Bafumi-Gelman correction for correlation between fixed and random effects

Hello,

I was reading a paper by Bafumi and Gelman where they showcase a simple method for adjusting for correlations between predictors and group-level effects. I tried to implement this in a model I am currently working on for school. The objective is basically to perform MrP to predict cycling in small areas in Europe. However, when I apply the simple correction, the model takes incredibly long to fit (around 3 hours on 20 thousand rows; when I do it without the correction the time goes to around 40 minutes to 1 hour), Here is the code:

data{
  int<lower = 0> N; // Number of rows
  array[N] int<lower = 0, upper = 1> y; // Outcome variable (cycling)
  array[N] int<lower = 1, upper = 7> age_id; // Age ID
  array[N] int<lower = 1, upper = 246> nuts_id; // Unique nuts region identifier
  int<lower=0> K; // Number of fixed effects predictors
  matrix[N, K] x; // Fixed effects matrix
  matrix[246, K] fe_adj; // [N_regions, N_fixed effects] median fixed effects by region
  matrix[7, K] fe_adj_age; // [N_category, N_fixed effects] median fixed effects by age category
}
parameters{
  real alpha; // Global intercept
  
  // Random effects: Creating scale and intercept parameters
  real<lower = 0> gamma_age_scale;
  vector[7] gamma_age;
  
  real<lower = 0> gamma_region_scale;
  vector[246] gamma_region;
  
  // Fixed effects coefficients
  vector[K] beta;
  vector[K] adj_beta;
  vector[K] adj_beta_age;
}
transformed parameters{
  vector[N] mu;
  
  // Non-centred parametrisation
  vector[7] gamma_age_star = gamma_age * gamma_age_scale + fe_adj_age * adj_beta_age;
  vector[246] gamma_region_star = gamma_region * gamma_region_scale + fe_adj * adj_beta;
  
  mu = alpha + gamma_age_star[age_id] + gamma_region_star[nuts_id] + x * beta;

}
model{
  alpha ~ normal(0, 5);
  
  // Standard random effects
  to_vector(gamma_age) ~ normal(0, 1);
  gamma_age_scale ~ normal(0, 5);
  
  to_vector(gamma_region) ~ normal(0, 1);
  gamma_region_scale ~ normal(0, 5);
  
  beta ~ normal(0, 5);
  adj_beta ~ normal(0, 3);
  adj_beta_age ~ normal(0, 3);
  
  y ~ bernoulli_logit(mu);
}
generated quantities{
  vector[N] log_lik; // log likelihood for model checking and comparison later
    for (n in 1:N) {
        log_lik[n] = bernoulli_lpmf(y[n] | inv_logit(mu[n]));
    }
}

I adjust for the fixed effects correlation using the fe_adj * fe_beta line, where fe_adj is a matrix where for every unique region I put the group-level medians of the fixed effects. Same goes for fe_adj_age.

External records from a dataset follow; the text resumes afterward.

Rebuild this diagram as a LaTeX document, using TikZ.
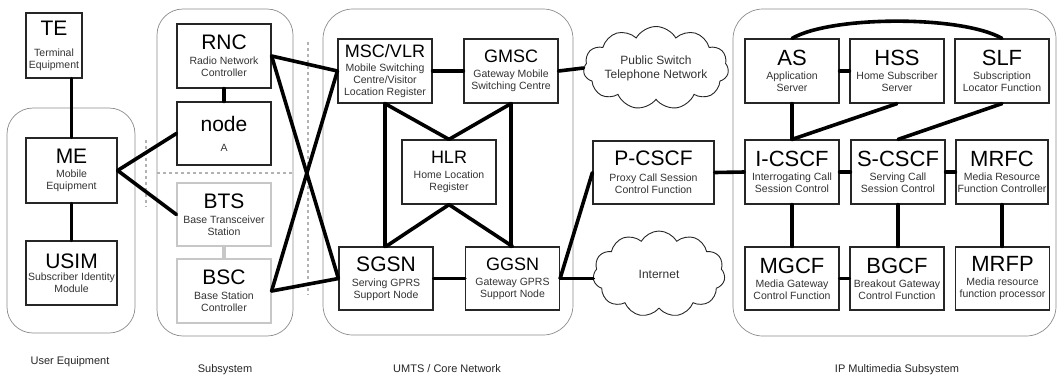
\documentclass[tikz,border=0pt]{standalone}
\usepackage{fontspec}
\setmainfont{Liberation Sans}
\usetikzlibrary{shapes.symbols}

% title line of a box, in its own (larger) size
\newcommand\boxtitle[2][21]{{\fontsize{#1}{#1}\selectfont\color{black}#2}}

\begin{document}
\begin{tikzpicture}[x=1pt,y=-1pt,
  box/.style={draw=black!85, line width=1.2pt, minimum width=94pt, minimum height=64pt,
    inner sep=0pt, align=center, text=black!80, font=\fontsize{10.5}{12}\selectfont},
  faint/.style={draw=black!22},
  group/.style={draw=black!45, line width=0.7pt, rounded corners=26pt},
  link/.style={line width=3.6pt, line cap=round, line join=round},
  sep/.style={draw=black!30, line width=1.4pt, dash pattern=on 3pt off 3pt},
  net/.style={cloud, cloud puffs=11, cloud puff arc=120, cloud ignores aspect,
    draw=black!85, line width=0.9pt, inner sep=0pt, align=center,
    font=\fontsize{12}{14}\selectfont, text=black!80},
  caption/.style={anchor=base, font=\fontsize{11}{13}\selectfont, text=black!85}
]
\useasboundingbox (0,0) rectangle (1059,376);
\fill[white] (0,0) rectangle (1059,376);

% subsystem frames
\draw[group] (7,108) rectangle (135,333);
\draw[group] (157,9) rectangle (293,336);
\draw[group, rounded corners=30pt] (323,9) rectangle (573,335);
\draw[group, rounded corners=30pt] (733,9) rectangle (1056,336);

% dashed separators
\draw[sep] (146,140) -- (146,207);
\draw[sep] (157,173) -- (293,173);
\draw[sep] (308,42) -- (308,295);

% user equipment
\node[box, minimum width=56pt, minimum height=65pt] (te) at (54,45.5)
  {\boxtitle{TE}\\[9pt]Terminal\\Equipment};
\node[box, minimum width=91pt, minimum height=65pt] (me) at (71.5,170.5)
  {\boxtitle{ME}\\[2.5pt]Mobile\\Equipment};
\node[box, minimum width=91pt] (usim) at (71.5,273)
  {\boxtitle{USIM}\\[0pt]Subscriber Identity\\Module};

% radio access
\node[box] (rnc) at (224,56) {\boxtitle{RNC}\\[3pt]Radio Network\\Controller};
\node[box, minimum height=63pt] (nodea) at (224,133.5) {\boxtitle{node}\\[8pt]A};
\node[box, faint, minimum height=63pt] (bts) at (224,214.5)
  {\boxtitle{BTS}\\[3pt]Base Transceiver\\Station};
\node[box, faint] (bsc) at (224,291) {\boxtitle{BSC}\\[3pt]Base Station\\Controller};

% core network
\node[box] (msc) at (385,71)
  {\boxtitle[18]{MSC/VLR}\\[2pt]Mobile Switching\\Centre/Visitor\\Location Register};
\node[box] (gmsc) at (511,71) {\boxtitle[18]{GMSC}\\[3pt]Gateway Mobile\\Switching Centre};
\node[box] (hlr) at (449,172) {\boxtitle[18]{HLR}\\[3pt]Home Location\\Register};
\node[box, minimum height=63pt] (sgsn) at (386,278.5)
  {\boxtitle{SGSN}\\[3pt]Serving GPRS\\Support Node};
\node[box, minimum height=63pt] (ggsn) at (512.5,278.5)
  {\boxtitle[18]{GGSN}\\[3pt]Gateway GPRS\\Support Node};

% external networks and proxy
\node[net, minimum width=133pt, minimum height=83pt] (pstn) at (656,68)
  {Public Switch\\Telephone Network};
\node[net, minimum width=132pt, minimum height=86pt] (inet) at (659,274) {Internet};
\node[box, minimum width=121pt, minimum height=63pt] (pcscf) at (653.5,172.5)
  {\boxtitle{P-CSCF}\\[4pt]Proxy Call Session\\Control Function};

% IP multimedia subsystem
\node[box] (as) at (792,71) {\boxtitle[22]{AS}\\[2pt]Application\\Server};
\node[box] (hss) at (897,71) {\boxtitle[22]{HSS}\\[2pt]Home Subscriber\\Server};
\node[box] (slf) at (1002,71) {\boxtitle[22]{SLF}\\[2pt]Subscription\\Locator Function};
\node[box] (icscf) at (792,172)
  {\boxtitle[22]{I-CSCF}\\[2pt]Interrogating Call\\Session Control};
\node[box] (scscf) at (898,172)
  {\boxtitle[22]{S-CSCF}\\[2pt]Serving Call\\Session Control};
\node[box, minimum width=92pt] (mrfc) at (1002,172)
  {\boxtitle[22]{MRFC}\\[2pt]Media Resource\\Function Controller};
\node[box, minimum height=63pt] (mgcf) at (792,278.5)
  {\boxtitle[22]{MGCF}\\[2pt]Media Gateway\\Control Function};
\node[box, minimum height=63pt] (bgcf) at (897,278.5)
  {\boxtitle[22]{BGCF}\\[2pt]Breakout Gateway\\Control Function};
\node[box, minimum height=63pt] (mrfp) at (1002.5,278.5)
  {\boxtitle[22]{MRFP}\\[2pt]Media resource\\function processor};

% links: user equipment and access
\draw[link] (me.north) -- (me.north |- te.south);
\draw[link] (me.south) -- (usim.north);
\draw[link] (me.east) -- (nodea.west);
\draw[link] (me.east) -- (bts.west);
\draw[link] (rnc.south) -- (nodea.north);
\draw[link, draw=black!22] (bts.south) -- (bsc.north);
\draw[link] (rnc.east) -- (msc.west);
\draw[link] (rnc.east) -- (sgsn.west);
\draw[link] (bsc.east) -- (msc.west);
\draw[link] (bsc.east) -- (sgsn.west);

% links: core
\draw[link] (msc.east) -- (gmsc.west);
\draw[link] (msc.south) -- (msc.south |- sgsn.north);
\draw[link] (msc.south) -- (hlr.north) -- (gmsc.south);
\draw[link] (gmsc.south) -- (gmsc.south |- ggsn.north);
\draw[link] (sgsn.north) -- (hlr.south) -- (ggsn.north);
\draw[link] (sgsn.east) -- (ggsn.west);
\draw[link] (gmsc.east) -- (pstn.west);
\draw[link] (ggsn.east) -- (inet.west |- ggsn.east);
\draw[link] (ggsn.east) -- (pcscf.west);
\draw[link] (pcscf.east) -- (icscf.west);

% links: IMS
\draw[link] (as.east) -- (hss.west);
\draw[link] (as.north) .. controls +(40,-23) and +(-40,-23) .. (slf.north);
\draw[link] (as.south) -- (icscf.north);
\draw[link] (hss.south) -- (icscf.north);
\draw[link] (slf.south) -- (scscf.north);
\draw[link] (icscf.east) -- (scscf.west);
\draw[link] (scscf.east) -- (mrfc.west);
\draw[link] (icscf.south) -- (mgcf.north);
\draw[link] (scscf.south) -- (scscf.south |- bgcf.north);
\draw[link] (mrfc.south) -- (mrfc.south |- mrfp.north);
\draw[link] (mgcf.east) -- (bgcf.west);

% subsystem captions
\node[caption] (cue) at (70,364) {User Equipment};
\node[caption] (csub) at (225,372) {Subsystem};
\node[caption] (ccore) at (447,372) {UMTS / Core Network};
\node[caption] (cims) at (897,372) {IP Multimedia Subsystem};
\end{tikzpicture}
\end{document}
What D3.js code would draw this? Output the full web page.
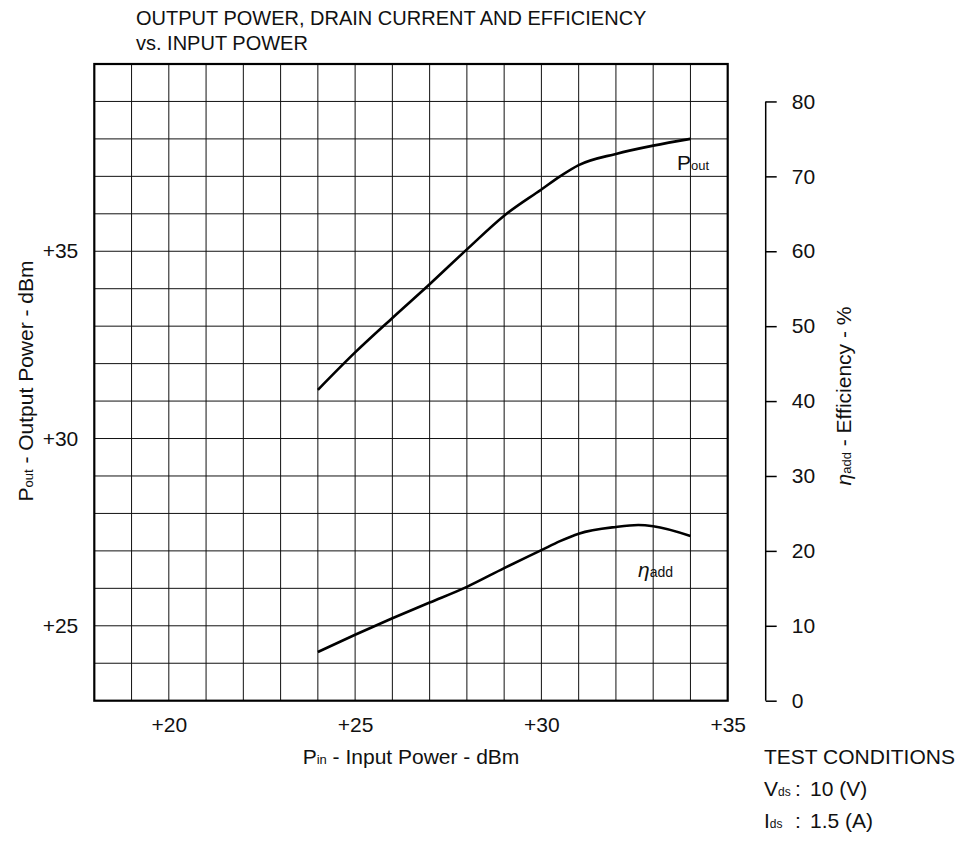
<!DOCTYPE html>
<html lang="en">
<head>
    <meta charset="UTF-8">
    <title>Output Power, Drain Current and Efficiency vs. Input Power</title>
    <script src="https://d3js.org/d3.v7.min.js"></script>
    <style>
        body { margin: 0; background: #fff; }
        svg text { font-family: "Liberation Sans", Arial, sans-serif; font-size: 21px; fill: #111; }
        svg text.title { font-size: 20px; }
        .grid line { stroke: #111; stroke-width: 1; }
        .curve { fill: none; stroke: #000; stroke-width: 2.6; }
        .sub { font-size: 13px; }
    </style>
</head>
<body>
    <svg id="chart" width="964" height="846"></svg>

    <script>
        // Data
        const pinTicks = [20, 25, 30, 35];
        const poutTicks = [25, 30, 35];
        const effTicks = [0, 10, 20, 30, 40, 50, 60, 70, 80];

        const poutPin = [24, 25, 26, 27, 28, 29, 30, 30.5, 31, 32, 33, 34];
        const poutDbm = [31.3, 32.3, 33.22, 34.12, 35.05, 35.95, 36.65, 37.0, 37.3, 37.6, 37.82, 38.0];

        const effPin = [24, 25, 26, 27, 28, 29, 30, 30.5, 31, 32, 32.6, 33, 34];
        const effPct = [6.5, 8.8, 11.0, 13.1, 15.2, 17.7, 20.1, 21.3, 22.3, 23.2, 23.45, 23.3, 22.0];

        const svg = d3.select('#chart');

        // plot box
        const box = { left: 94.3, right: 727.7, top: 64, bottom: 700.7 };

        const x = d3.scaleLinear().domain([18, 35]).range([box.left, box.right]);
        const yL = d3.scaleLinear().domain([23, 40]).range([box.bottom, box.top]);
        const yR = d3.scaleLinear().domain([0, 85]).range([box.bottom, box.top]);

        // grid: one cell per dBm
        const grid = svg.append('g').attr('class', 'grid');
        grid.selectAll('.v')
            .data(d3.range(19, 35))
            .join('line')
            .attr('x1', d => x(d)).attr('x2', d => x(d))
            .attr('y1', box.top).attr('y2', box.bottom);
        grid.selectAll('.h')
            .data(d3.range(24, 40))
            .join('line')
            .attr('x1', box.left).attr('x2', box.right)
            .attr('y1', d => yL(d)).attr('y2', d => yL(d));

        // frame
        svg.append('rect')
            .attr('x', box.left).attr('y', box.top)
            .attr('width', box.right - box.left).attr('height', box.bottom - box.top)
            .attr('fill', 'none').attr('stroke', '#000').attr('stroke-width', 2.2);

        // bottom tick labels
        const xAxis = svg.append('g')
            .attr('transform', `translate(0,${box.bottom})`)
            .call(d3.axisBottom(x).tickValues(pinTicks).tickSize(0).tickPadding(16).tickFormat(d => '+' + d));
        xAxis.select('.domain').remove();

        // left tick labels
        const yAxis = svg.append('g')
            .attr('transform', `translate(${box.left},0)`)
            .call(d3.axisLeft(yL).tickValues(poutTicks).tickSize(0).tickPadding(16).tickFormat(d => '+' + d));
        yAxis.select('.domain').remove();

        // right efficiency axis, detached from the box
        const rAxis = svg.append('g')
            .attr('transform', 'translate(765.7,0)')
            .call(d3.axisRight(yR).tickValues(effTicks).tickSize(11).tickSizeOuter(0).tickPadding(15));
        rAxis.select('.domain')
            .attr('d', `M0,${yR(80)}V${yR(0)}`)
            .attr('stroke', '#000').attr('stroke-width', 1.5);
        rAxis.selectAll('.tick line').attr('stroke', '#000').attr('stroke-width', 1.5);

        svg.selectAll('.tick text').style('font-size', '21px').attr('fill', '#111');

        // curves
        const line = d3.line().curve(d3.curveMonotoneX);
        svg.append('path')
            .attr('class', 'curve')
            .attr('d', line(poutPin.map((p, i) => [x(p), yL(poutDbm[i])])));
        svg.append('path')
            .attr('class', 'curve')
            .attr('d', line(effPin.map((p, i) => [x(p), yR(effPct[i])])));

        // curve labels
        const poutLbl = svg.append('text').attr('x', 677).attr('y', 170);
        poutLbl.append('tspan').text('P');
        poutLbl.append('tspan').attr('class', 'sub').text('out');

        const effLbl = svg.append('text').attr('x', 638).attr('y', 577);
        effLbl.append('tspan').style('font-style', 'italic').text('η');
        effLbl.append('tspan').attr('class', 'sub').style('font-size', '14px').text('add');

        // title
        svg.append('text').attr('class', 'title').attr('x', 136).attr('y', 25).text('OUTPUT POWER, DRAIN CURRENT AND EFFICIENCY');
        svg.append('text').attr('class', 'title').attr('x', 136).attr('y', 50).text('vs. INPUT POWER');

        // axis titles
        const xt = svg.append('text')
            .attr('x', 411).attr('y', 764)
            .attr('text-anchor', 'middle');
        xt.append('tspan').text('P');
        xt.append('tspan').attr('class', 'sub').text('in');
        xt.append('tspan').text(' - Input Power - dBm');

        const ylt = svg.append('text')
            .attr('transform', `translate(33,381) rotate(-90)`)
            .attr('text-anchor', 'middle');
        ylt.append('tspan').text('P');
        ylt.append('tspan').attr('class', 'sub').text('out');
        ylt.append('tspan').text(' - Output Power - dBm');

        const yrt = svg.append('text')
            .attr('transform', `translate(851,396) rotate(-90)`)
            .attr('text-anchor', 'middle');
        yrt.append('tspan').style('font-style', 'italic').text('η');
        yrt.append('tspan').attr('class', 'sub').text('add');
        yrt.append('tspan').text(' - Efficiency - %');

        // test conditions
        svg.append('text').attr('x', 764).attr('y', 764).text('TEST CONDITIONS');

        const vds = svg.append('text').attr('x', 764).attr('y', 796);
        vds.append('tspan').text('V');
        vds.append('tspan').attr('class', 'sub').style('font-size', '12px').text('ds');
        svg.append('text').attr('x', 795).attr('y', 796).text(':');
        svg.append('text').attr('x', 810).attr('y', 796).text('10 (V)');

        const ids = svg.append('text').attr('x', 764).attr('y', 828);
        ids.append('tspan').text('I');
        ids.append('tspan').attr('class', 'sub').style('font-size', '12px').text('ds');
        svg.append('text').attr('x', 795).attr('y', 828).text(':');
        svg.append('text').attr('x', 810).attr('y', 828).text('1.5 (A)');
    </script>
</body>
</html>
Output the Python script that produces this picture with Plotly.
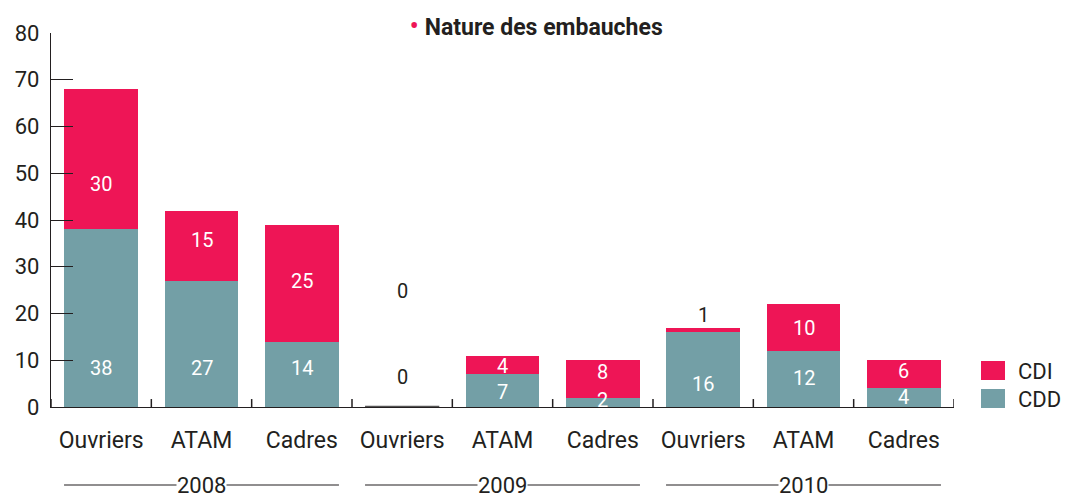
import plotly.graph_objects as go

# ---- data ----
years = ["2008", "2009", "2010"]
groups = ["Ouvriers", "ATAM", "Cadres"]
cdd = [38, 27, 14, 0, 7, 2, 16, 12, 4]
cdi = [30, 15, 25, 0, 4, 8, 1, 10, 6]
# label heights (value units)
label_y_cdd = [8.3, 8.3, 8.3, 6.4, 3.2, 1.5, 4.9, 6.2, 2.1]
label_y_cdi = [47.7, 35.7, 26.9, 24.8, 8.8, 7.5, 19.7, 16.9, 7.7]

PINK = "#EE1556"
TEAL = "#739FA6"
DARK = "#231F20"
FONT = "Roboto"

n = len(cdd)
xidx = list(range(n))
ticktext = [groups[i % 3] for i in range(n)]
boundaries = [i - 0.5 for i in range(n + 1)]

fig = go.Figure()
fig.add_trace(go.Bar(x=xidx, y=cdd, name="CDD", marker=dict(color=TEAL, line=dict(width=0)),
                     showlegend=False, hoverinfo="y+name"))
fig.add_trace(go.Bar(x=xidx, y=cdi, name="CDI", marker=dict(color=PINK, line=dict(width=0)),
                     showlegend=False, hoverinfo="y+name"))

annotations = []
for i in range(n):
    annotations.append(dict(x=i, y=label_y_cdd[i], xref="x", yref="y", text=str(cdd[i]),
                            showarrow=False, font=dict(family=FONT, size=20,
                            color="white" if cdd[i] > 0 else DARK)))
    inside = cdi[i] >= 2
    annotations.append(dict(x=i, y=label_y_cdi[i], xref="x", yref="y", text=str(cdi[i]),
                            showarrow=False, font=dict(family=FONT, size=20,
                            color="white" if inside else DARK)))

shapes = []
# category boundary ticks on the x axis (pointing up, ~8 px)
for b in boundaries:
    shapes.append(dict(type="line", xref="x", yref="y", x0=b, x1=b, y0=0, y1=1.7,
                       line=dict(color=DARK, width=1.5), layer="above"))

# year group labels with lines
half = 0.37
yline = (407 - 485) / 374
for g, yr in enumerate(years):
    x0 = g * 3 - half
    x1 = g * 3 + 2 + half
    shapes.append(dict(type="line", xref="x", yref="paper", x0=x0, x1=x1, y0=yline, y1=yline,
                       line=dict(color=DARK, width=1.2)))
    annotations.append(dict(x=g * 3 + 1, y=yline, xref="x", yref="paper", text=yr, showarrow=False,
                            bgcolor="white", borderpad=0, yanchor="middle",
                            font=dict(family=FONT, size=22, color=DARK)))

# zero-height bar marker line (2009 Ouvriers)
for i in range(n):
    if cdd[i] + cdi[i] == 0:
        shapes.append(dict(type="line", xref="x", yref="y", x0=i - half, x1=i + half, y0=0.15, y1=0.15,
                           line=dict(color="#555555", width=1.2)))

# custom legend (large swatches)
def px2x(px):
    return (px - 51) / 903

def px2y(py):
    return (407 - py) / 374

for name, col, top in [("CDI", PINK, 361), ("CDD", TEAL, 389)]:
    shapes.append(dict(type="rect", xref="paper", yref="paper", x0=px2x(981), x1=px2x(1005),
                       y0=px2y(top + 19), y1=px2y(top), fillcolor=col, line=dict(width=0)))
    annotations.append(dict(xref="paper", yref="paper", x=px2x(1016), y=px2y(top + 10), text=name,
                            showarrow=False, xanchor="left", yanchor="middle",
                            font=dict(family=FONT, size=22, color=DARK)))

fig.update_layout(
    barmode="stack",
    bargap=0.263,
    width=1068, height=497,
    margin=dict(l=51, r=114, t=33, b=90, autoexpand=False),
    plot_bgcolor="white", paper_bgcolor="white",
    title=dict(text=f'<span style="color:{PINK};font-size:28px">•</span> <b>Nature des embauches</b>',
               x=0.502, xanchor="center", y=1 - 27 / 497, yanchor="middle", yref="container",
               font=dict(family=FONT, size=23, color=DARK)),
    xaxis=dict(tickmode="array", tickvals=xidx, ticktext=ticktext, range=[-0.5, n - 0.5],
               ticks="", showline=True, linecolor=DARK, linewidth=1.3, showgrid=False, zeroline=False,
               automargin=False, ticklabelstandoff=12,
               tickfont=dict(family=FONT, size=23, color=DARK)),
    yaxis=dict(range=[0, 80], dtick=10, ticks="inside", ticklen=22, tickcolor=DARK, tickwidth=1.3,
               showline=True, linecolor=DARK, linewidth=1.3, showgrid=False, zeroline=False,
               automargin=False, ticklabelstandoff=6,
               tickfont=dict(family=FONT, size=22, color=DARK)),
    shapes=shapes,
    annotations=annotations,
    showlegend=False,
)

fig.write_html("out.html", config={"displayModeBar": False},
               post_script="document.body.style.margin='0';document.body.style.padding='0';")
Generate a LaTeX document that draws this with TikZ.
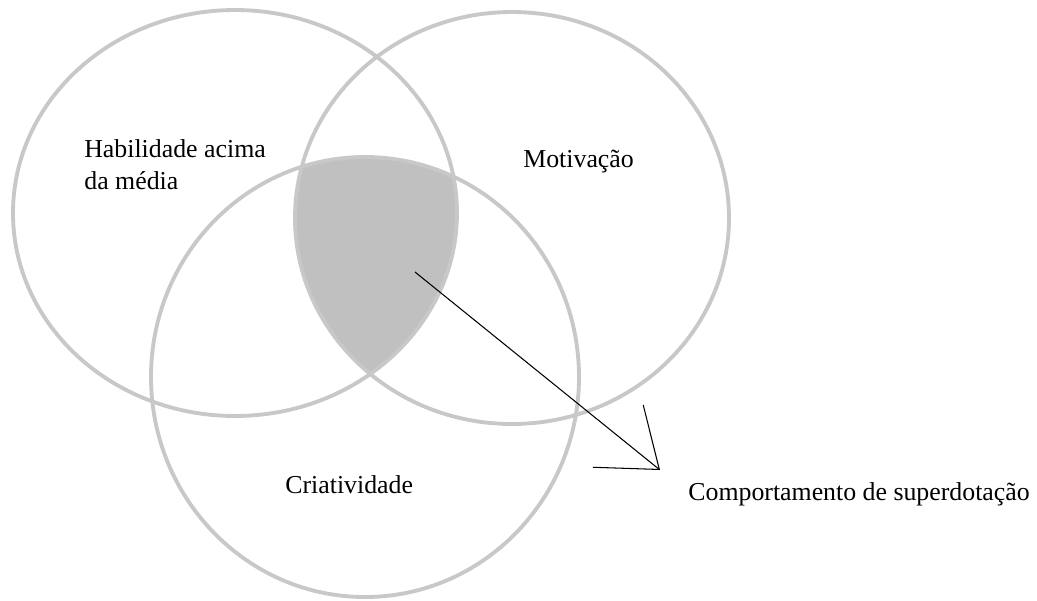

Am I doing something wrong? If so, please tell me .

Kind regards,
Caio

I don’t know the paper you mention, but we can ask @andrewgelman.

If you declare mu last, you can put the declaration nd definition on the same line. Usually we can make these non-centered parameterizations one-liners, but the adjustment you’re adding won’t support that.

You can use bernoulli_logit_lpmf in the generated quantities block—it’ll be easier for readers since it follows the original model definition.

Heres the paper: https://sites.stat.columbia.edu/gelman/research/unpublished/Bafumi_Gelman_Midwest06.pdf

Just wanted to add a note on the terminology and related approaches. The Bafumi-Gelman correction you’ve implemented is a specific application of what’s more generally known as the Mundlak-Chamberlain device or a Correlated Random Effects (CRE) model. It’s designed precisely to handle the correlation between predictors and group-level effects that you mentioned.

@ruben has written an excellent post about this, framing it as latent group-mean centering, particularly in the context of brms. A key distinction in the “latent” approach he discusses is that the group means (or similar summaries) of the predictors are estimated as parameters within the model itself, rather than being pre-calculated and passed in as data (like your fe_adj medians).